I am a lecturer of history at Kennesaw State University. I decided to pursue a career in academia after working for nine years as a daily newspaper reporter, earning my doctorate in 2012 from the College of William and Mary. I specialize in U.S. history — especially African American, U.S. South, and journalism history — but have wide-ranging research and teaching interests.
In the Archives: My research focuses on African Americans’ fight for racial justice, particularly from Reconstruction to the recent past. I explore issues concerning radicalism in black civic life, racial representation, black internationalism, black print culture, and the role of ordinary people in social movements.
My book – Race News: Black Journalists and the Fight for Racial Justice in the Twentieth Century (Urbana: University of Illinois Press, 2017) – provides the first sustained scholarly analysis of the political and professional evolution of modern black journalism. I analyze the commercial black press’ contentious working relationship with the alternative black press and its thorny interactions with a repressive federal government and hostile white media to explain how shifting toleration of progressive politics reconfigured how black journalists wrote and covered the news.

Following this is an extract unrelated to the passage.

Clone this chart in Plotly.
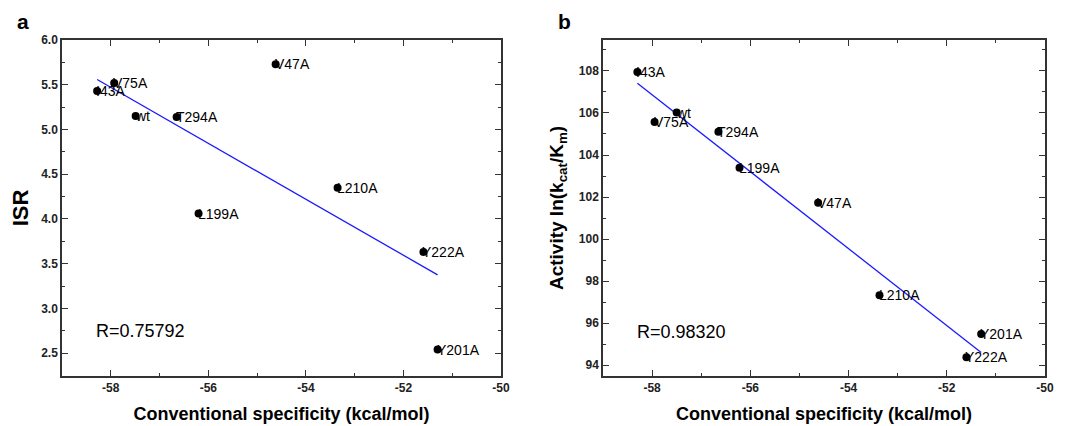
import numpy as np
import plotly.graph_objects as go

# ---- data ----
labels_a = ["I43A", "V75A", "wt", "T294A", "L199A", "V47A", "L210A", "Y222A", "Y201A"]
spec_a = [-58.28, -57.93, -57.49, -56.65, -56.20, -54.62, -53.35, -51.59, -51.30]
isr = [5.43, 5.52, 5.15, 5.14, 4.06, 5.73, 4.35, 3.63, 2.54]

labels_b = ["I43A", "wt", "V75A", "T294A", "L199A", "V47A", "L210A", "Y201A", "Y222A"]
spec_b = [-58.30, -57.50, -57.95, -56.65, -56.22, -54.62, -53.37, -51.30, -51.60]
activity = [107.95, 106.02, 105.57, 105.11, 103.40, 101.73, 97.33, 95.49, 94.38]

x_ticks = [-58, -56, -54, -52, -50]
isr_ticks = [2.5, 3.0, 3.5, 4.0, 4.5, 5.0, 5.5, 6.0]
act_ticks = [94, 96, 98, 100, 102, 104, 106, 108]

r_text_a = "R=0.75792"
r_text_b = "R=0.98320"

FONT = "Arial, Liberation Sans, sans-serif"
OFF = 8                      # default page body margin
FW, FH = 1067 - OFF, 426 - OFF

def px(sx):
    return (sx - OFF) / FW

def py(sy):
    return 1 - (sy - OFF) / FH

fig = go.Figure()

def fit_line(x, y):
    x = np.array(x); y = np.array(y)
    k, b = np.polyfit(x, y, 1)
    xs = np.array([x.min(), x.max()])
    return xs, k * xs + b

for xv, yv, xa, ya in [(spec_a, isr, "x", "y"), (spec_b, activity, "x2", "y2")]:
    lx, ly = fit_line(xv, yv)
    fig.add_trace(go.Scatter(x=lx, y=ly, mode="lines", line=dict(color="#1a1aff", width=1.3),
                             xaxis=xa, yaxis=ya, showlegend=False, hoverinfo="skip"))
    fig.add_trace(go.Scatter(x=xv, y=yv, mode="markers", marker=dict(color="black", size=8),
                             xaxis=xa, yaxis=ya, showlegend=False))

annotations = []
for labs, xv, yv, xr, yr in [(labels_a, spec_a, isr, "x", "y"), (labels_b, spec_b, activity, "x2", "y2")]:
    for l, xx, yy in zip(labs, xv, yv):
        annotations.append(dict(x=xx, y=yy, xref=xr, yref=yr, text=l, showarrow=False,
                                xanchor="left", yanchor="middle", xshift=-3,
                                font=dict(family=FONT, size=14, color="black")))

annotations += [
    dict(x=-58.3, y=2.75, xref="x", yref="y", text=r_text_a, showarrow=False, xanchor="left",
         yanchor="middle", xshift=-2, font=dict(family=FONT, size=18, color="black")),
    dict(x=-58.3, y=95.6, xref="x2", yref="y2", text=r_text_b, showarrow=False, xanchor="left",
         yanchor="middle", xshift=-2, font=dict(family=FONT, size=18, color="black")),
    dict(x=px(15), y=py(22), xref="paper", yref="paper", text="<b>a</b>", showarrow=False,
         xanchor="left", yanchor="middle", font=dict(family=FONT, size=21, color="black")),
    dict(x=px(556), y=py(22), xref="paper", yref="paper", text="<b>b</b>", showarrow=False,
         xanchor="left", yanchor="middle", font=dict(family=FONT, size=21, color="black")),
]

axis_common = dict(showgrid=False, zeroline=False, showline=True, linecolor="#333333", linewidth=1.5,
                   mirror="allticks", ticks="inside", ticklen=6, tickwidth=1.2, tickcolor="#333333",
                   automargin=False, tickmode="array",
                   tickfont=dict(family=FONT, size=12, color="#222222", weight="bold"))

xtitle = dict(text="<b>Conventional specificity (kcal/mol)</b>", font=dict(family=FONT, size=18, color="black"),
              standoff=13)

def minor(d, t0):
    return dict(dtick=d, tick0=t0, ticks="inside", ticklen=3.5, tickcolor="#333333", showgrid=False)

fig.update_layout(
    width=FW, height=FH, margin=dict(l=0, r=0, t=0, b=0, autoexpand=False),
    paper_bgcolor="white", plot_bgcolor="white",
    annotations=annotations,
    xaxis=dict(domain=[px(62), px(501)], range=[-59, -50], tickvals=x_ticks,
               ticktext=[str(v) for v in x_ticks], minor=minor(1, -59),
               title=xtitle, anchor="y", **axis_common),
    yaxis=dict(domain=[py(376), py(40)], range=[2.245, 6.0], tickvals=isr_ticks,
               ticktext=[f"{v:.1f}" for v in isr_ticks], minor=minor(0.25, 2.25),
               title=dict(text="<b>ISR</b>", font=dict(family=FONT, size=22, color="black"), standoff=12),
               anchor="x", **axis_common),
    xaxis2=dict(domain=[px(603), px(1045)], range=[-59, -50], tickvals=x_ticks,
                ticktext=[str(v) for v in x_ticks], minor=minor(1, -59),
                title=xtitle, anchor="y2", **axis_common),
    yaxis2=dict(domain=[py(376), py(40)], range=[93.49, 109.47], tickvals=act_ticks,
                ticktext=[str(v) for v in act_ticks], minor=minor(1, 93),
                title=dict(text="<b>Activity ln(k<sub>cat</sub>/K<sub>m</sub>)</b>",
                           font=dict(family=FONT, size=19, color="black"), standoff=10),
                anchor="x2", **axis_common),
)

fig.write_html("out.html")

Race News won the 2018 Best Journalism and Mass Communication History Book Award from the History Division of the Association for Education in Journalism and Mass Communication (AEJMC) and was a named a finalist for AEJMC’s 2018 Tankard Award.
In the Classroom: My courses reflect my interest in race and ethnicity, democracy and civil rights, work and labor, and desire to push beyond national borders. I have taught two-semester sequences in U.S. history, African American history, and World Civilizations, as well as the African Diaspora, Shaping of the Modern World, and History of North Carolina.
My experience working with diverse student populations (including those at a large public university, urban Catholic university, small liberal arts college, two historically black universities, and a community college system) spurred me to diversify my course activities and assessments to better suit the learning needs of today’s students. My courses are designed to activate different components of intelligence to encourage students to explain and contextualize, not merely memorize and repeat. Students engage in multimodal, active-learning assessments that include group discussions, role-playing activities, classroom debates, oral presentations, short quizzes, argumentative essays, and document-based exams. By providing a variety of assessments, I allow students to show their mastery of learning objectives, even if they struggle with analytical writing or public speaking. I offer courses face-to-face and online.